___ INFORMATION SHOWN
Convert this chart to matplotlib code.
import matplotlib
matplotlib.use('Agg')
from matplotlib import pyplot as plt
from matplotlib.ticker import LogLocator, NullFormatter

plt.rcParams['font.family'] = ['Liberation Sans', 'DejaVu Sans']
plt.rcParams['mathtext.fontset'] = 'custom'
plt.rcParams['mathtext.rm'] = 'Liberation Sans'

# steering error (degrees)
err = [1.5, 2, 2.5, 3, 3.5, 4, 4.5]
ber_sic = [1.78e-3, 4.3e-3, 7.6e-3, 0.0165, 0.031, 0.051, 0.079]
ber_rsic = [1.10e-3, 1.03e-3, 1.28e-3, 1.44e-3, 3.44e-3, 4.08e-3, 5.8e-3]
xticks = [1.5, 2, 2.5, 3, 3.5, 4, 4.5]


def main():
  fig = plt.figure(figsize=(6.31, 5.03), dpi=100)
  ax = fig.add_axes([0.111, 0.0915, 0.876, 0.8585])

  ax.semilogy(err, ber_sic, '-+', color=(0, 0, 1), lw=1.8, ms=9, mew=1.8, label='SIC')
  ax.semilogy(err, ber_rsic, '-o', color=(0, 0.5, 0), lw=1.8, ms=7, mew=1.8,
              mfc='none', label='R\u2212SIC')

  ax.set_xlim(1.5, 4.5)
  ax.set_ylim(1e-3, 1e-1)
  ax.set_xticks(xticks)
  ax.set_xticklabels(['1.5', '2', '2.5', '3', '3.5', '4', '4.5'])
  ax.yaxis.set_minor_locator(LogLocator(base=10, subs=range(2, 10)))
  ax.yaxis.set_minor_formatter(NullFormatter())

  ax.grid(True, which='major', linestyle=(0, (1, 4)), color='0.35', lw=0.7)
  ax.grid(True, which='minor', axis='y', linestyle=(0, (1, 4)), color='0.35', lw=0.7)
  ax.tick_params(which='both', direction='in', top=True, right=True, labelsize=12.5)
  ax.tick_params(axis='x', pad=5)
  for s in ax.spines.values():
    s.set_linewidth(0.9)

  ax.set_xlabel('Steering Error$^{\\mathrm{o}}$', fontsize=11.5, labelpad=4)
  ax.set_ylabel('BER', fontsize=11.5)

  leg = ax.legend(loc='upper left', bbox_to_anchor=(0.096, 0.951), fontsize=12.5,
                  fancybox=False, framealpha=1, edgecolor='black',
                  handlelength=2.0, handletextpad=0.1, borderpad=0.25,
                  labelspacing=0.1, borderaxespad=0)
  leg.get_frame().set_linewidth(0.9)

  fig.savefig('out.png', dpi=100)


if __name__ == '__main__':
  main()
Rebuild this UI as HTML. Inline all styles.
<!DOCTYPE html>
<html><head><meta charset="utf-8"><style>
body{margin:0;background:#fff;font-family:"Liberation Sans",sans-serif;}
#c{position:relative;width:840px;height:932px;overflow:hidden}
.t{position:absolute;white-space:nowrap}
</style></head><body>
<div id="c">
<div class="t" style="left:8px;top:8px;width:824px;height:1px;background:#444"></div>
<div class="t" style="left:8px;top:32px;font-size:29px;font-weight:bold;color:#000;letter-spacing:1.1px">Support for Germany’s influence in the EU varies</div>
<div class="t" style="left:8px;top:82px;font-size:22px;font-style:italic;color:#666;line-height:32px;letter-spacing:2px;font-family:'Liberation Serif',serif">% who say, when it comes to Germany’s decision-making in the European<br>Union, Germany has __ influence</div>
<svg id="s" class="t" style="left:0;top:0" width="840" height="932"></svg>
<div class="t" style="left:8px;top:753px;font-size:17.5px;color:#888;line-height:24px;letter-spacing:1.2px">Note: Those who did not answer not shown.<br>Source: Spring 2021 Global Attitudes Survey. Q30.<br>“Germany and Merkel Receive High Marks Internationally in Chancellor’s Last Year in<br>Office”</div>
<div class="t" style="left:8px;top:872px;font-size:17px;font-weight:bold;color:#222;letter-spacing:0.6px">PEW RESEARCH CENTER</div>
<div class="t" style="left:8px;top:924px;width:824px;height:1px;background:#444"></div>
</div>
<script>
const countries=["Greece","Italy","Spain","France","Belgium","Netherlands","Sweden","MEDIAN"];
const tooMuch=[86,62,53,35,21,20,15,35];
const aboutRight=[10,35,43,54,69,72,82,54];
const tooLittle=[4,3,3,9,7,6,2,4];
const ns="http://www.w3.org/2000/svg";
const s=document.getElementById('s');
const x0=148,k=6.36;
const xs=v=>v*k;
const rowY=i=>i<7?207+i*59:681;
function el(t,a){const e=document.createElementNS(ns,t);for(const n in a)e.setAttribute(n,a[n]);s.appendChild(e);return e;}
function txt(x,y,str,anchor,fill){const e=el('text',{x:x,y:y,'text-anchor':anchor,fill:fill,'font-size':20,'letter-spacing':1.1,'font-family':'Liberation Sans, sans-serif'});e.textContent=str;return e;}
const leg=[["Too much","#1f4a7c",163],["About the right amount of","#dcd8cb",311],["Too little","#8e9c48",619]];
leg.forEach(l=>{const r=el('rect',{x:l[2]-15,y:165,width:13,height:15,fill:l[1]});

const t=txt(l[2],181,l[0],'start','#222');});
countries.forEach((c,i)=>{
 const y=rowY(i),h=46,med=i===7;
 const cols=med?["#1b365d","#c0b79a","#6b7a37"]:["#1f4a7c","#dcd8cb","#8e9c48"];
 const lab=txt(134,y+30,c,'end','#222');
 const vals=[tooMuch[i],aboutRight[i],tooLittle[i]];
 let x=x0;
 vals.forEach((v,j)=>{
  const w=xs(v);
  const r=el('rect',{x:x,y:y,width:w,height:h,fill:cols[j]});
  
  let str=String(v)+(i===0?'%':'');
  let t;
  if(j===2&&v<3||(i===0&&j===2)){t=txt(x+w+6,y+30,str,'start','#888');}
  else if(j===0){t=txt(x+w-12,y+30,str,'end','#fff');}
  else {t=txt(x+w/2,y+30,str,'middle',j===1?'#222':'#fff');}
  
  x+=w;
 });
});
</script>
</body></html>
______
== INSTRUCTIONS FOR THE TASK ==
Print, please, the lines above from the very first through the one that holds "xticks = [1.5, 2, 2.5, 3, 3.5, 4, 4.5]", both included, word for word and with nothing else.

== COMPLETED TASK ==
Convert this chart to matplotlib code.
import matplotlib
matplotlib.use('Agg')
from matplotlib import pyplot as plt
from matplotlib.ticker import LogLocator, NullFormatter

plt.rcParams['font.family'] = ['Liberation Sans', 'DejaVu Sans']
plt.rcParams['mathtext.fontset'] = 'custom'
plt.rcParams['mathtext.rm'] = 'Liberation Sans'

# steering error (degrees)
err = [1.5, 2, 2.5, 3, 3.5, 4, 4.5]
ber_sic = [1.78e-3, 4.3e-3, 7.6e-3, 0.0165, 0.031, 0.051, 0.079]
ber_rsic = [1.10e-3, 1.03e-3, 1.28e-3, 1.44e-3, 3.44e-3, 4.08e-3, 5.8e-3]
xticks = [1.5, 2, 2.5, 3, 3.5, 4, 4.5]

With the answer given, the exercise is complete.